Não que ele tenha que pedir muita licença hoje em dia – a maioria de suas intervenções é a convite. São tantas nos EUA que ele vai montar uma base de trabalho em New Jersey e levar a família para morar com ele por lá. Assim pode passar mais tempo com a mulher e o filho, Pedro, de sete meses. Intercalando temporadas no Brasil, vai fazer uma série de 28 murais espalhados por Nova York.
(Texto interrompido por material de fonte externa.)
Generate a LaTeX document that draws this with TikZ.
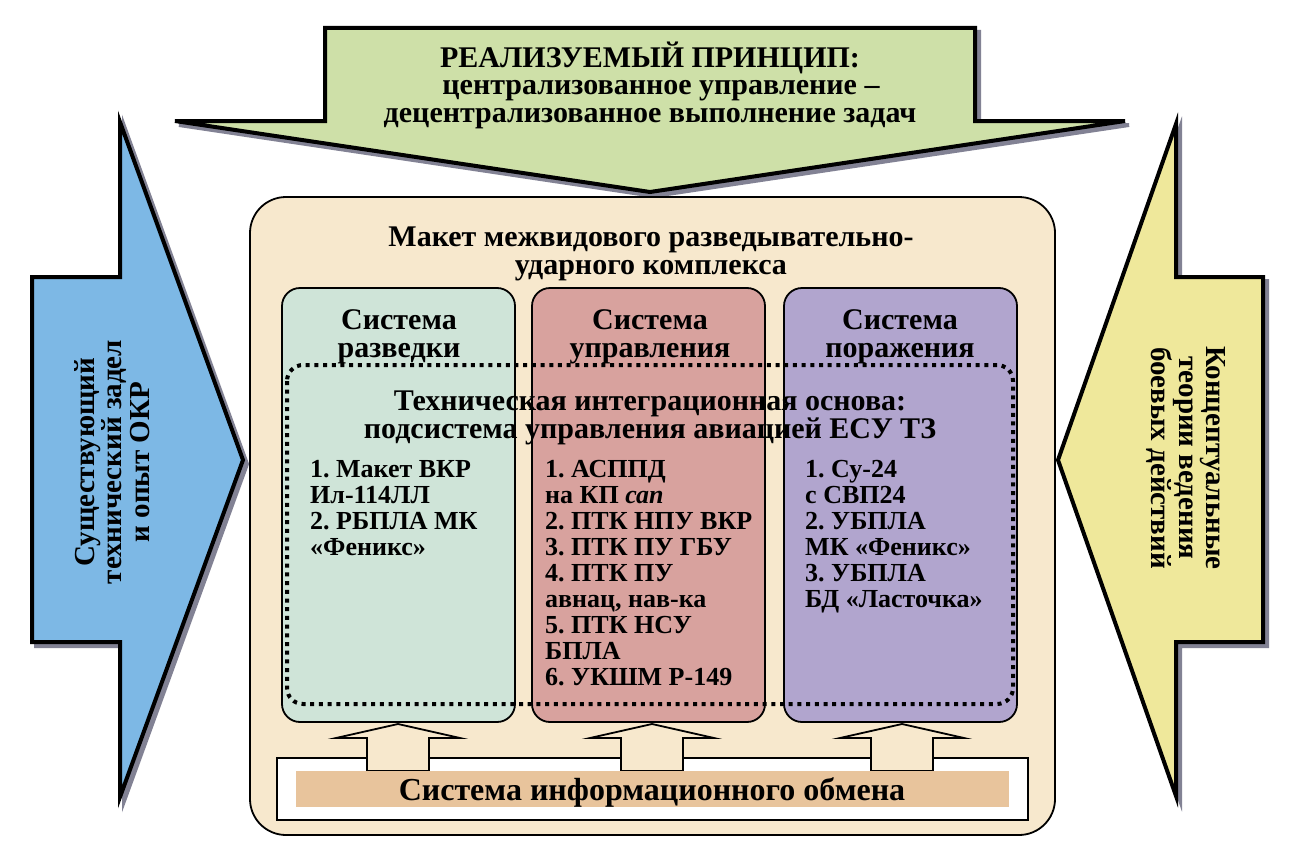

"A cidade tem a ver com minha história. Comecei a pintar por influência dos grafiteiros de lá, na década de 1980, o Basquiat, o Keith Haring." Aos 18 anos ele foi morar sozinho após atritos com a família, que se opunha ao grafite. "Pintava lojas, trocava por roupa. Nunca tive problema com droga, mas andava só com os 'maloqueiro'. Eles [a família] queriam me proteger." Chegou a trabalhar em banco, depois saiu.
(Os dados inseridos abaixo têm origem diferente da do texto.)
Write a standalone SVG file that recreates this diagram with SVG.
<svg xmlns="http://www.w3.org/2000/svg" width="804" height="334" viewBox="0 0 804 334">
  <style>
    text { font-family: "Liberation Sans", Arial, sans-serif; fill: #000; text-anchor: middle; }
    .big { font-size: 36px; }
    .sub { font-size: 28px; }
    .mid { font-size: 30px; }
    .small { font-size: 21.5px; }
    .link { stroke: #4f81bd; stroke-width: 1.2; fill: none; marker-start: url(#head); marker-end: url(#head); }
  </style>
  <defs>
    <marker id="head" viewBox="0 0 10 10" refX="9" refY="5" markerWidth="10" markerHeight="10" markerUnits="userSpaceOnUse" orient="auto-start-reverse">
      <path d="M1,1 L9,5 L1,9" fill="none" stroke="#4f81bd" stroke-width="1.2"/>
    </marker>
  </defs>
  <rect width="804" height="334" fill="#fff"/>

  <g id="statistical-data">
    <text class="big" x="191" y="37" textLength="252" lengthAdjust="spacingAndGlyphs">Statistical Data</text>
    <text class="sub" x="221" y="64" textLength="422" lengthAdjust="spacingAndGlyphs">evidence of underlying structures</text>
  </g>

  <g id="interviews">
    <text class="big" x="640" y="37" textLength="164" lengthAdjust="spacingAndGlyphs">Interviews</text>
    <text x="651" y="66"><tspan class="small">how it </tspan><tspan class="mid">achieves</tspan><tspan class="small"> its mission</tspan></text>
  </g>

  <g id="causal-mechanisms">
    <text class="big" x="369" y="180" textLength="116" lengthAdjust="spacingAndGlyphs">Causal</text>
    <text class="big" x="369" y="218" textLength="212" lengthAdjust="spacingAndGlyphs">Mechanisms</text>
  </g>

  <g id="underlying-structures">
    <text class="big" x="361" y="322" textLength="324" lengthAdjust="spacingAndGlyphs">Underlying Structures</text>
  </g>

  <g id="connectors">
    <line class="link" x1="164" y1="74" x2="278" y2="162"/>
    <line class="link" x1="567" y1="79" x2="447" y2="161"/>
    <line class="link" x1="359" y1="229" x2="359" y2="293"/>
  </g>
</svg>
Ainda sobre as declarações de Doria, Kobra disse agradecer os elogios –"estou há 28 anos pintando nas ruas e já fui detido algumas vezes, então um elogio vindo de uma autoridade para mim é algo inusitado sempre"–, mas diz que "jamais" iria contra suas "origens", a pichação.
"Comecei na pichação, minha origem é na periferia. Tenho vários amigos pichadores. Jamais vou me envolver com algo que seja contrário a qualquer manifestação de arte na rua. Não tenho nada a ver com isso, se não estaria indo completamente contra as minhas origens."
O artista também diz não acreditar "em evolução na arte de rua". "Um não é evolução do outro, cada um é cada um. Ninguém é melhor que ninguém nesse universo das ruas."


A pixação e grafite são intervenções artísticas diferentes - a primeira tem como base elementos tipográficos, já o grafite explora o grafismo em sua totalidade - mas ambas dão voz à mesma cultura marginalizada; o hip hop. O pixo carrega a intenção protesto, exigindo liberdade de expressão. Para muitos é tido como uma intervenção transgressora; porém o grafite e a própria obra de Basquiat receberam o mesmo rótulo. E como rotular e segmentar uma arte urbana, sem donos e regras?

Na intenção de se posicionar sobre a decisão da atual gestão, o vereador Eduardo Suplicy publicou em sua página oficial no Facebook:

“O grafite é uma forma de arte original, de rua, inclusiva e democrática. Rejeita restrições e regras fixas, incentiva a participação popular. Transformou-se em uma cultura de resistência à segregação social e urbana."